La guerra es mala. Es fea. Es sucia. Por donde se la mire, podríamos abundar en calificativos negativos y utilizar términos de todo tipo para adjetivar algo tan horrendo como lo que sucede en un campo de batalla.
Personas que ni se conocen, que no han tenido nada en común, pero tampoco nada que los haga enemistar, de pronto, se enfrentan en un conflicto bélico. La orden es matar al que tiene la casaca de otro color. No importa si es una buena persona, un padre de familia o un exitoso deportista. Hay que apagarlo. Eso ordenan desde una oficina unos pocos jerarcas trajeados y encorbatados. Nunca mejor ejemplificado eso de que “el hábito no hace al monje”.

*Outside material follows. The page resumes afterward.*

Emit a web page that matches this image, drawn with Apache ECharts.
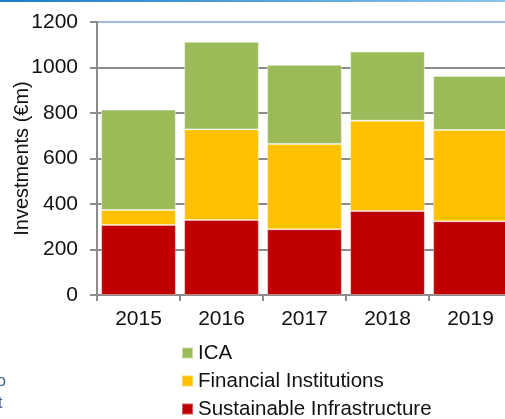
<!DOCTYPE html>
<html>
<head>
<meta charset="utf-8">
<script src="https://cdn.jsdelivr.net/npm/echarts@6/dist/echarts.min.js"></script>
<style>
html, body { margin: 0; padding: 0; background: #fff; }
#chart { width: 505px; height: 419px; }
</style>
</head>
<body>
<div id="chart"></div>
<script>
var years = ['2015', '2016', '2017', '2018', '2019'];
var sustainable = [308, 330, 289, 369, 324];
var financial = [66, 398, 375, 397, 401];
var ica = [441, 385, 348, 304, 238];

var myChart = echarts.init(document.getElementById('chart'));
var font = '"Liberation Sans", Arial, sans-serif';

var option = {
  animation: false,
  grid: { left: 97, right: -7, top: 22, bottom: 124, containLabel: false, outerBoundsMode: 'none' },
  legend: {
    orient: 'vertical',
    left: 181,
    top: 342,
    height: 90,
    padding: 0,
    itemWidth: 11,
    itemHeight: 11,
    itemGap: 6,
    icon: 'rect',
    textStyle: { fontFamily: font, fontSize: 20.5, color: '#111', lineHeight: 22 },
    data: ['ICA', 'Financial Institutions', 'Sustainable Infrastructure']
  },
  graphic: [
    { type: 'rect', left: 0, top: 0, shape: { width: 505, height: 2 },
      style: { fill: new echarts.graphic.LinearGradient(0, 0, 1, 0, [
        { offset: 0, color: '#1a7cc8' }, { offset: 1, color: '#8cc4ea' }]) } },
    { type: 'text', left: -3, top: 374, style: { text: 'o', fill: '#3d5d8c', font: '16px ' + font } },
    { type: 'text', left: -2, top: 396, style: { text: 't', fill: '#3d5d8c', font: '16px ' + font } }
  ],
  xAxis: {
    type: 'category',
    data: years,
    axisLine: { lineStyle: { color: '#8c8c8c', width: 2 } },
    axisTick: { show: true, length: 6, lineStyle: { color: '#8c8c8c', width: 2 } },
    axisLabel: { fontFamily: font, fontSize: 21, color: '#111', margin: 14 }
  },
  yAxis: {
    type: 'value',
    min: 0,
    max: 1200,
    interval: 200,
    name: 'Investments (€m)',
    nameLocation: 'middle',
    nameGap: 65,
    nameMoveOverlap: false,
    nameTextStyle: { fontFamily: font, fontSize: 20, color: '#111' },
    axisLine: { show: true, lineStyle: { color: '#8c8c8c', width: 2 } },
    axisTick: { show: true, length: 7, lineStyle: { color: '#8c8c8c', width: 2 } },
    axisLabel: { fontFamily: font, fontSize: 21, color: '#111', margin: 19, formatter: function (v) { return String(v); } },
    splitLine: { lineStyle: { color: ['#8c8c8c', '#8c8c8c', '#8c8c8c', '#8c8c8c', '#8c8c8c', '#8c8c8c', '#a3b9e0'], width: 2 } }
  },
  series: [
    { name: 'Sustainable Infrastructure', type: 'bar', stack: 'a', data: sustainable,
      barCategoryGap: '10%', itemStyle: { color: '#C00000', borderColor: 'rgba(255,255,255,0.35)', borderWidth: 1 } },
    { name: 'Financial Institutions', type: 'bar', stack: 'a', data: financial,
      itemStyle: { color: '#FFC000', borderColor: 'rgba(255,255,255,0.35)', borderWidth: 1 } },
    { name: 'ICA', type: 'bar', stack: 'a', data: ica,
      itemStyle: { color: '#9BBB59', borderColor: 'rgba(255,255,255,0.45)', borderWidth: 1 } }
  ]
};
myChart.setOption(option);
</script>
</body>
</html>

En esta guerra en particular, que nos tiene en vilo y nos ha convertido en expertos en geopolítica, se habla de invasores e invadidos. De fuerzas desiguales. De favoritismo por los más débiles a los que, paradójicamente, han dejado solos, librados a su suerte. Del encono hacia los invasores a quienes, paradójicamente también, se los quiere tener de socios en los negocios vernáculos. De organismos que, nada tienen que ver con la política, pero que toman medidas basadas en su simpatía y/o antipatía hacia los países en guerra.
Y en el medio… la iglesia
El faro del mundo, que debiera proporcionar luz en momentos de tanta oscuridad moral, a veces, produce cierta neblina que hace que esa luz se vea difusa y en vez de alumbrar, causa molestia. Las redes sociales convirtieron la guerra en una especie de clásico futbolero donde hay quienes alientan a un equipo y quienes alientan al rival. Se olvidan que en el medio muere gente. Mueren niños, mujeres, hombres que nada tienen que ver con este conflicto pero, pasaban por allí y les cayó un misil. ¡Mueren personas y a veces, los mismos cristianos nos prestamos al juego de estar con uno u otro país en conflicto! ¡Como si nuestra opinión interesara! Los perfiles de los cristianos se llenan de banderas de Ucrania pidiendo oración por ese país. ¿Acaso los rusos no mueren? ¿Acaso Rusia no merece tener la misma paz y conocer al mismo Dios de paz al que le pedimos por Ucrania? ¿No merecen nuestras oraciones? Y esto no significa estar a favor de Rusia, sino a favor de la vida, sea cual fuere su nacionalidad. ¿Hasta dónde llegamos que nos mimetizamos con el mundo que no conoce a Dios y nos convertimos en partidarios de uno u otro país en conflicto, como si decidiésemos nosotros, detrás de un teclado y un monitor, quién es el bueno y quién es el malo en esta película?
Mientras reflexiono sobre esto, me llega un reporte de Conexión Oriental, una especie de agencia noticiosa que cuenta el accionar de la iglesia en países hostiles al evangelio. En este caso, reporta que “en una ciudad muy devastada por la guerra, hay una hermana (a la que, por razones de seguridad, se le omitió el nombre) que está con un grupo de cristianos en un sótano, recibiendo a familias enteras, desesperadas, huyendo de las balas y los misiles. En su mayoría, personas no creyentes, no conocedoras de Dios. Esta mujer cuenta que el sótano está repleto y que la gente lee la Biblia a la luz de las linternas. Muchas de esas personas se han arrepentido de sus pecados y aceptaron a Jesús como Salvador. La comunicación es bastante dificultosa y se les complica coordinar acciones para una eventual evacuación, por lo que pide oración porque la protección de Dios esté sobre sus vidas y sobre los refugiados”.
Elijamos qué iglesia queremos ser en medio de este conflicto. Si aquella que toma partido por uno u otro país, dándole mayor preponderancia a la ideología o simpatía política, o aquella que, sin las comodidades que gozamos quienes tenemos libertad de ejercer nuestro culto, cumple con la Gran Comisión aún a riesgo de sus propias vidas.